The Hamiltonian juggernaut has triumphed, and in one of the bitter ironies of American history it has convinced Americans that bank rule and the moneyed interest are friends of liberty and that dependence on these interests is emancipation.  In all of this the dream of liberty and independence, an independent and self-governing people, is nowhere to be found.  Hamiltonianism and indeed “the American System” itself are certainly American in origin, so I will not engage in the mistaken rhetoric of declaring them un-American, but it is not at all clear that they are in the best interests of the commonwealth or the institutions of the Republic.  It has never been clear since the original system behind them was first concocted in 1789, and there is a long line of American patriots who have made credible arguments that this system is the enemy of a free Republic.

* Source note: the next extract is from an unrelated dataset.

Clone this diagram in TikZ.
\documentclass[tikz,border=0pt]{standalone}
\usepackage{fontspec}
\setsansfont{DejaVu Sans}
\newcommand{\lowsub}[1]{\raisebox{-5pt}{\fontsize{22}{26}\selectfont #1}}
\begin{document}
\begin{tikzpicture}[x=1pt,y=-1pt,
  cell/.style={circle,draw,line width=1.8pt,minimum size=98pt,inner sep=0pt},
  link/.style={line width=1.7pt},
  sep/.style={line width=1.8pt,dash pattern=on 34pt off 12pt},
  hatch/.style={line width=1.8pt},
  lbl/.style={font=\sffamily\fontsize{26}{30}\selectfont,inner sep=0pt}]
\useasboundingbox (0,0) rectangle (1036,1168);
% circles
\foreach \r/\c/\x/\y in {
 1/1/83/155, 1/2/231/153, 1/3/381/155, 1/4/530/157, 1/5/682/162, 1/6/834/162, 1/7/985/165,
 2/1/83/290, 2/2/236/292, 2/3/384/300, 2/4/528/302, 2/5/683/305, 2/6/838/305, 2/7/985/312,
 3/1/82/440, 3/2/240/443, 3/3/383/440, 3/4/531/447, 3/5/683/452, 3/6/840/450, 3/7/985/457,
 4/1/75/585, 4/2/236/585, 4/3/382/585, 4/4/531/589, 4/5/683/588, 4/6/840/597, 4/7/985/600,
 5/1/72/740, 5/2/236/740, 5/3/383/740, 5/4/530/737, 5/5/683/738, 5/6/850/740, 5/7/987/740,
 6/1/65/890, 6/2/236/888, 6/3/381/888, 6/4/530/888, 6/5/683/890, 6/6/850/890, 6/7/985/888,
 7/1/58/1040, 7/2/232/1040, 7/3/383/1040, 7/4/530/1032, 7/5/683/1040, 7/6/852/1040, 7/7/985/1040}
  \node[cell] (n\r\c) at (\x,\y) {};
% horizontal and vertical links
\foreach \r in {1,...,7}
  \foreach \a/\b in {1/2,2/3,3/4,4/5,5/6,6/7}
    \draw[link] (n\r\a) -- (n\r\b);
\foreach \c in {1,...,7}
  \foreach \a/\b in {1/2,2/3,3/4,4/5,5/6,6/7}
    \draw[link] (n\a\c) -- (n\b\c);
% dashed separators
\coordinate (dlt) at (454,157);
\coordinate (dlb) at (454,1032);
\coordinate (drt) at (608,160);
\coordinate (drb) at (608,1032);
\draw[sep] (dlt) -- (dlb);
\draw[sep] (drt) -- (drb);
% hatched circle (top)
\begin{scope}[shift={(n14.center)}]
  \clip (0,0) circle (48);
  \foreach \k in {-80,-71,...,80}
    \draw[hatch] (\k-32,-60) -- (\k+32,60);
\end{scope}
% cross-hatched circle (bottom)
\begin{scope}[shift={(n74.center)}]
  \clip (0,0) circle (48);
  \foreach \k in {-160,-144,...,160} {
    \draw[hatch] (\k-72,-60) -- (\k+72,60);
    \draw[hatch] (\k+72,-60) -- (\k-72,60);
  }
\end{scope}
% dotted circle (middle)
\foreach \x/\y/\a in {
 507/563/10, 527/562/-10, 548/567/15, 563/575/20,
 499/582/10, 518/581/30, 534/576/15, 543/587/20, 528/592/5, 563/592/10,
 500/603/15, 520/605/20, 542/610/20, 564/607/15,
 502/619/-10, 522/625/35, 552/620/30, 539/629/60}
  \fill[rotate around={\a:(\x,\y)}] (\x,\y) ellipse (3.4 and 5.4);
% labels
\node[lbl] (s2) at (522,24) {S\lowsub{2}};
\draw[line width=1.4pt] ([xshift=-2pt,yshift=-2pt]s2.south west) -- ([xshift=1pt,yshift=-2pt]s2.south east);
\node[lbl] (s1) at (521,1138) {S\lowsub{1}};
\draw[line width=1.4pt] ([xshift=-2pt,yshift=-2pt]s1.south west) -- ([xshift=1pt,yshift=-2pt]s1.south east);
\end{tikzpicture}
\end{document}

And while some did frame opposition to the New Deal in terms of economic freedom, and still others on constitutional grounds, the most vociferous opponents were the oligarchs of yesterday’s corporate giants.  We do not necessarily have to bow either to FDR or to J.P. Morgan; the choice does not have to be between Social Democracy and Wal-Mart.  An economic regime where landed property was widely diffused and securely held, where economic independence was a plausible reality and not an electioneering slogan, where direct taxation of any kind would not subvert the rights of the smallholder but public authority would not walk hand in hand with corporations would provide a means out of this false dichotomy.